The United States consistently has too few science, technology, engineering, and mathematics (STEM) professionals to support the present and future American high-tech economy. The Science Education Department (SED) of the Center for Astrophysics | Harvard & Smithsonian has conducted a set of large studies, collectively named “Persistence in STEM”, to identify the factors affecting students’ interest in science and related fields. Based on survey responses from thousands of students in many colleges and universities across the United States, the “Persistence in STEM” studies investigate both what encourages and discourages potential STEM majors and professionals.
Credit: X-ray: NASA/CXC/SAO; Optical: Adam Block/Mount Lemmon SkyCenter/University of Arizona
Improving Science Education for All
Despite evidence for widespread interest in STEM among children across gender and race, the demographics of STEM do not reflect the population as a whole. White women and people of color are under-represented, which is an obstacle to the national STEM enterprise reaching its full potential.
“Persistence in STEM” is designed to look at the factors that reinforce or sabotage students’ interest in STEM. Like the similar “Factors Influencing College Success in STEM” studies, also conducted by CfA’s SED, “Persistence in STEM” involved thousands of students in a wide variety of colleges and universities. However, by surveying students in first-year university English composition classes, the “Persistence” studies capture students with a wide range of career interests, including both STEM and non-STEM fields. This study design makes it possible to identify factors that have influenced students toward or away from STEM careers.

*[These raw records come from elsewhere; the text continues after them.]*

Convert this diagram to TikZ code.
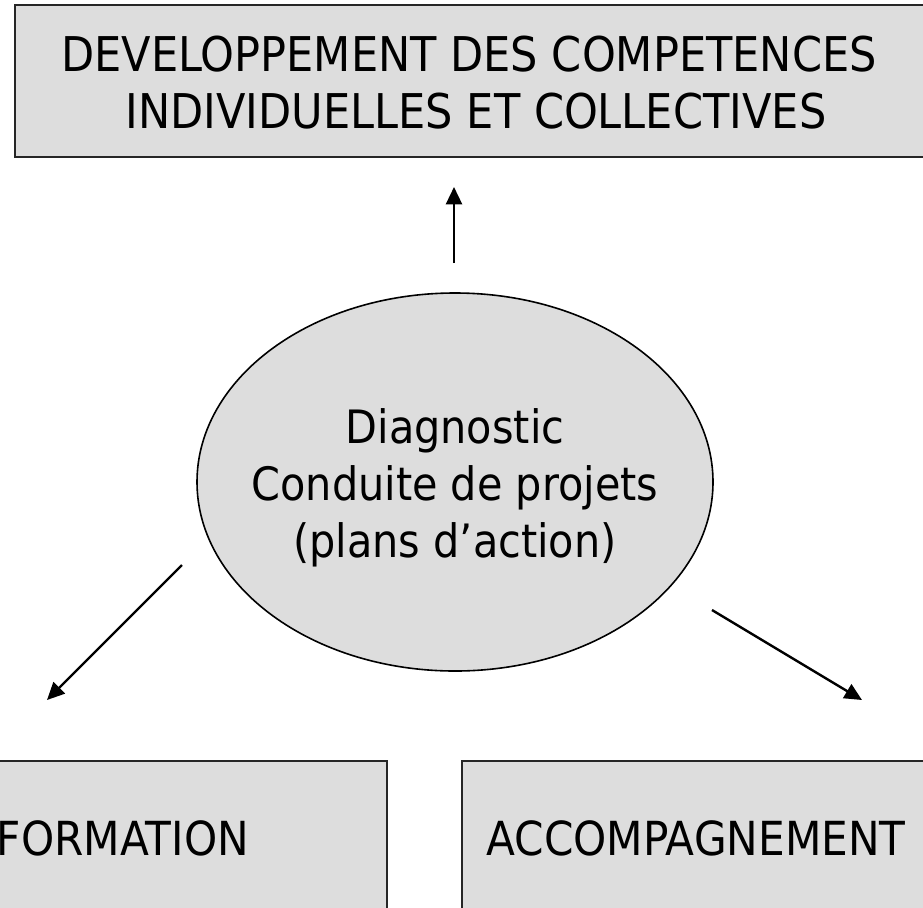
\documentclass[tikz,border=0pt]{standalone}
\usepackage{fontspec}
\setmainfont{DejaVu Sans}[FakeStretch=0.9]
\usetikzlibrary{arrows.meta,shapes.geometric}
\definecolor{boxfill}{RGB}{221,221,221}
\begin{document}
\begin{tikzpicture}[x=0.75pt,y=-0.75pt,
  box/.style={draw=black!85,line width=1.5pt,fill=boxfill,rectangle,inner sep=0pt},
  oval/.style={draw=black,line width=1.2pt,fill=boxfill,ellipse,inner sep=0pt},
  txt/.style={anchor=base,inner sep=0pt,font=\fontsize{34.5pt}{42pt}\selectfont},
  bigtxt/.style={txt,font=\fontsize{35.9pt}{42pt}\selectfont},
  midtxt/.style={txt,font=\fontsize{35.2pt}{42pt}\selectfont},
  arr/.style={line width=1.8pt,-{Triangle[length=13pt,width=12pt]}}]
\useasboundingbox (0,0) rectangle (923,907);
\clip (0,0) rectangle (923,907);
% shapes
\node[box,minimum width=915*0.75pt,minimum height=152*0.75pt] (top) at (472.5,81) {};
\node[oval,minimum width=516*0.75pt,minimum height=378*0.75pt] (diag) at (455,482) {};
\node[box,minimum width=530*0.75pt,minimum height=200*0.75pt] (form) at (122,861) {};
\node[box,minimum width=468*0.75pt,minimum height=200*0.75pt] (acc) at (696,861) {};
% texts
\node[bigtxt] (t1) at (469,71) {DEVELOPPEMENT DES COMPETENCES};
\node[bigtxt] (t2) at (476,128) {INDIVIDUELLES ET COLLECTIVES};
\node[txt] (d1) at (455,443) {Diagnostic};
\node[txt] (d2) at (455,500) {Conduite de projets};
\node[txt] (d3) at (455,557) {(plans d’action)};
\node[midtxt] (f1) at (123,855) {FORMATION};
\node[midtxt] (a1) at (696,855) {ACCOMPAGNEMENT};
% connector ends
\coordinate (upS) at (454,263);
\coordinate (upE) at (454,187);
\coordinate (lS) at (182,565);
\coordinate (lE) at (47,700);
\coordinate (rS) at (712,610);
\coordinate (rE) at (862,700);
\draw[arr] (upS) -- (upE);
\draw[arr] (lS) -- (lE);
\draw[arr] (rS) -- (rE);
\end{tikzpicture}
\end{document}
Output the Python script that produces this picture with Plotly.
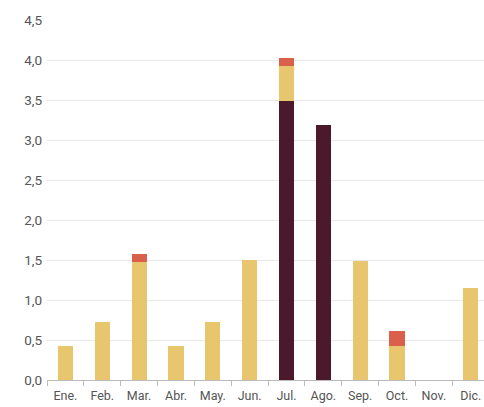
import plotly.graph_objects as go

months = ["Ene.", "Feb.", "Mar.", "Abr.", "May.", "Jun.", "Jul.", "Ago.", "Sep.", "Oct.", "Nov.", "Dic."]
dark_vals = [0, 0, 0, 0, 0, 0, 3.49, 3.19, 0, 0, 0, 0]
yellow_vals = [0.43, 0.72, 1.48, 0.43, 0.72, 1.5, 0.43, 0, 1.49, 0.43, 0, 1.15]
red_vals = [0, 0, 0.09, 0, 0, 0, 0.11, 0, 0, 0.18, 0, 0]
y_ticks = [0, 0.5, 1, 1.5, 2, 2.5, 3, 3.5, 4, 4.5]

fig = go.Figure()
fig.add_bar(x=months, y=dark_vals, marker_color="#4a1a2c", marker_line_width=0)
fig.add_bar(x=months, y=yellow_vals, marker_color="#e8c66e", marker_line_width=0)
fig.add_bar(x=months, y=red_vals, marker_color="#d9604a", marker_line_width=0)

font = dict(family="Roboto, Arial", size=13, color="#555555")
fig.update_layout(
    barmode="stack",
    bargap=0.59,
    width=484, height=407,
    margin=dict(l=47, r=0, t=20, b=27),
    plot_bgcolor="white", paper_bgcolor="white",
    showlegend=False,
    separators=",.",
    font=font,
)
fig.update_yaxes(range=[0, 4.5], tickvals=y_ticks, tickformat=".1f",
                 showgrid=True, gridcolor="#e8e8e8", gridwidth=1,
                 zeroline=False, ticks="", ticklabelstandoff=4,
                 tickfont=dict(size=13.5))
fig.update_xaxes(range=[-0.5, 11.36],
                 showline=True, linecolor="#bbbbbb", linewidth=1,
                 ticks="outside", tickson="boundaries", ticklen=5, tickcolor="#bbbbbb",
                 showgrid=False, tickangle=0, tickfont=dict(size=12.5),
                 ticklabelstandoff=4)
fig.write_html("out.html")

The first of the studies, titled “Persistence Research in Science and Engineering” (PRiSE), looked particularly at women’s interest in STEM and the obstacles faced by female students. Meanwhile, the “Outreach Programs and Science Career Intentions” (OPSCI) study examined how university-organized outreach experiences influence students’ STEM interests. The latest study, “How Pre-College Informal Activities Influence Female Participation in STEM Careers,” focuses on the effects of out-of-school and informal STEM experiences. These studies were funded by grants from the National Science Foundation.